• [Task directions] Write out the listing below in full and exactly, leaving out every picture.

• [Records supplied]

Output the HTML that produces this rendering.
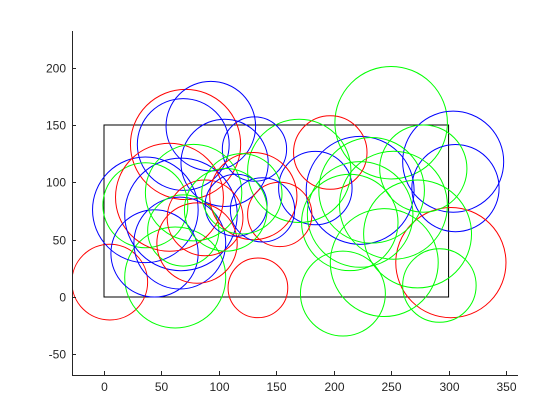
<!DOCTYPE html>
<html><head><meta charset="utf-8"><style>
body{margin:0;background:#fff;}
svg{display:block;font-family:"Liberation Sans",sans-serif;}
</style></head><body>
<svg id="chart" width="560" height="420">
<rect width="560" height="420" fill="#fff"/>
</svg>
<script>
const xTicks=[0,50,100,150,200,250,300,350];
const yTicks=[-50,0,50,100,150,200];
const cx=[250,304,306,302,292,208,244,223,197,184,273,278,233,214,252,170,223,5,62,134,71,93,69,131,105,36,36,57,44,67,66,78,69,81,88,130,153,115,138,106,120];
const cy=[152,118,95,30,10,3,30,93,126,95,55,112,93,65,80,110,72,13,17,8,133,149,133,129,117,76,80,87,38,72,47,91,58,47,69,88,72,80,76,76,90];
const cr=[49,44,38,48,32,37,47,47,32,32,47,38,46,42,47,45,46,33,44,26,48,39,40,28,38,46,37,47,38,49,40,42,31,35,33,38,28,27,28,36,35];
const cc=['g','b','b','r','g','g','g','b','r','b','g','g','g','g','g','g','g','r','g','r','r','b','b','b','b','b','g','r','b','b','b','g','g','r','r','r','r','b','b','g','g'];
const col={r:'#ff0000',g:'#00ff00',b:'#0000ff'};
const X=v=>104+v*1.1486, Y=v=>297-v*1.1467, S=v=>v*1.148;
const svg=document.getElementById('chart');const NS='http://www.w3.org/2000/svg';
function mk(t,a){const e=document.createElementNS(NS,t);for(const k in a)e.setAttribute(k,a[k]);svg.appendChild(e);return e;}
const clip=mk('clipPath',{id:'clp'});
const cr2=document.createElementNS(NS,'rect');cr2.setAttribute('x',72);cr2.setAttribute('y',31);cr2.setAttribute('width',446);cr2.setAttribute('height',344);clip.appendChild(cr2);
const g=mk('g',{'clip-path':'url(#clp)'});


const box=document.createElementNS(NS,'rect');
box.setAttribute('x',X(0));box.setAttribute('y',Y(150));box.setAttribute('width',X(300)-X(0));box.setAttribute('height',Y(0)-Y(150));
box.setAttribute('fill','none');box.setAttribute('stroke','#000');


g.appendChild(box);
for(let i=0;i<cx.length;i++){
 const c=document.createElementNS(NS,'circle');
 c.setAttribute('cx',X(cx[i]));c.setAttribute('cy',Y(cy[i]));c.setAttribute('r',S(cr[i]));
 c.setAttribute('fill','none');c.setAttribute('stroke',col[cc[i]]);c.setAttribute('stroke-width','1');
 
 
 g.appendChild(c);
}
const ax=mk('path',{d:'M72.5,31 V375.5 H518',fill:'none',stroke:'#262626'});


xTicks.forEach(t=>{const x=Math.round(X(t))+0.5;
 mk('line',{x1:x,x2:x,y1:375,y2:371,stroke:'#262626'});
 const tx=mk('text',{x:x,y:391,'text-anchor':'middle','font-size':'12',fill:'#262626'});tx.textContent=t;
 
 });
yTicks.forEach(t=>{const y=Math.round(Y(t))+0.5;
 mk('line',{x1:72,x2:76,y1:y,y2:y,stroke:'#262626'});
 const tx=mk('text',{x:66,y:y+4,'text-anchor':'end','font-size':'12',fill:'#262626'});tx.textContent=t;
 
 });
</script>
</body></html>
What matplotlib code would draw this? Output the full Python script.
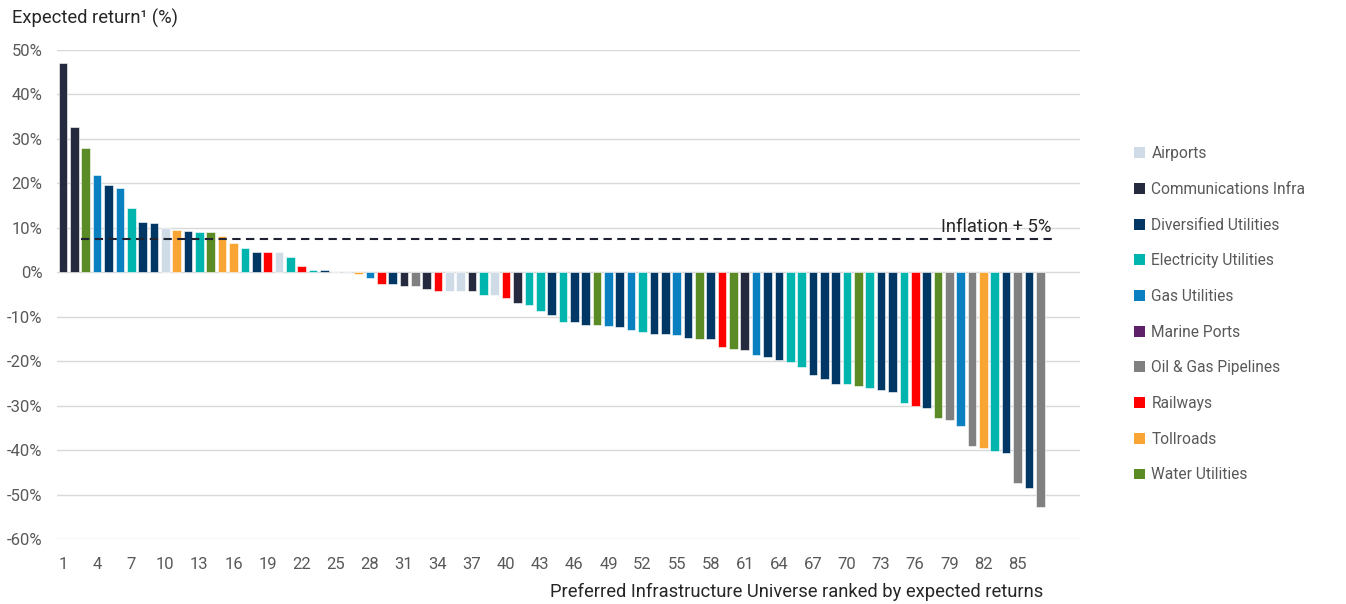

• [Written solution]
Output the HTML that produces this rendering.
<!DOCTYPE html>
<html><head><meta charset="utf-8"><style>
body{margin:0;background:#fff;}
svg{display:block;font-family:"Liberation Sans",sans-serif;}
</style></head><body>
<svg id="chart" width="560" height="420">
<rect width="560" height="420" fill="#fff"/>
</svg>
<script>
const xTicks=[0,50,100,150,200,250,300,350];
const yTicks=[-50,0,50,100,150,200];
const cx=[250,304,306,302,292,208,244,223,197,184,273,278,233,214,252,170,223,5,62,134,71,93,69,131,105,36,36,57,44,67,66,78,69,81,88,130,153,115,138,106,120];
const cy=[152,118,95,30,10,3,30,93,126,95,55,112,93,65,80,110,72,13,17,8,133,149,133,129,117,76,80,87,38,72,47,91,58,47,69,88,72,80,76,76,90];
const cr=[49,44,38,48,32,37,47,47,32,32,47,38,46,42,47,45,46,33,44,26,48,39,40,28,38,46,37,47,38,49,40,42,31,35,33,38,28,27,28,36,35];
const cc=['g','b','b','r','g','g','g','b','r','b','g','g','g','g','g','g','g','r','g','r','r','b','b','b','b','b','g','r','b','b','b','g','g','r','r','r','r','b','b','g','g'];
const col={r:'#ff0000',g:'#00ff00',b:'#0000ff'};
const X=v=>104+v*1.1486, Y=v=>297-v*1.1467, S=v=>v*1.148;
const svg=document.getElementById('chart');const NS='http://www.w3.org/2000/svg';
function mk(t,a){const e=document.createElementNS(NS,t);for(const k in a)e.setAttribute(k,a[k]);svg.appendChild(e);return e;}
const clip=mk('clipPath',{id:'clp'});
const cr2=document.createElementNS(NS,'rect');cr2.setAttribute('x',72);cr2.setAttribute('y',31);cr2.setAttribute('width',446);cr2.setAttribute('height',344);clip.appendChild(cr2);
const g=mk('g',{'clip-path':'url(#clp)'});


const box=document.createElementNS(NS,'rect');
box.setAttribute('x',X(0));box.setAttribute('y',Y(150));box.setAttribute('width',X(300)-X(0));box.setAttribute('height',Y(0)-Y(150));
box.setAttribute('fill','none');box.setAttribute('stroke','#000');


g.appendChild(box);
for(let i=0;i<cx.length;i++){
 const c=document.createElementNS(NS,'circle');
 c.setAttribute('cx',X(cx[i]));c.setAttribute('cy',Y(cy[i]));c.setAttribute('r',S(cr[i]));
 c.setAttribute('fill','none');c.setAttribute('stroke',col[cc[i]]);c.setAttribute('stroke-width','1');
 
 
 g.appendChild(c);
}
const ax=mk('path',{d:'M72.5,31 V375.5 H518',fill:'none',stroke:'#262626'});


xTicks.forEach(t=>{const x=Math.round(X(t))+0.5;
 mk('line',{x1:x,x2:x,y1:375,y2:371,stroke:'#262626'});
 const tx=mk('text',{x:x,y:391,'text-anchor':'middle','font-size':'12',fill:'#262626'});tx.textContent=t;
 
 });
yTicks.forEach(t=>{const y=Math.round(Y(t))+0.5;
 mk('line',{x1:72,x2:76,y1:y,y2:y,stroke:'#262626'});
 const tx=mk('text',{x:66,y:y+4,'text-anchor':'end','font-size':'12',fill:'#262626'});tx.textContent=t;
 
 });
</script>
</body></html>
What matplotlib code would draw this? Output the full Python script.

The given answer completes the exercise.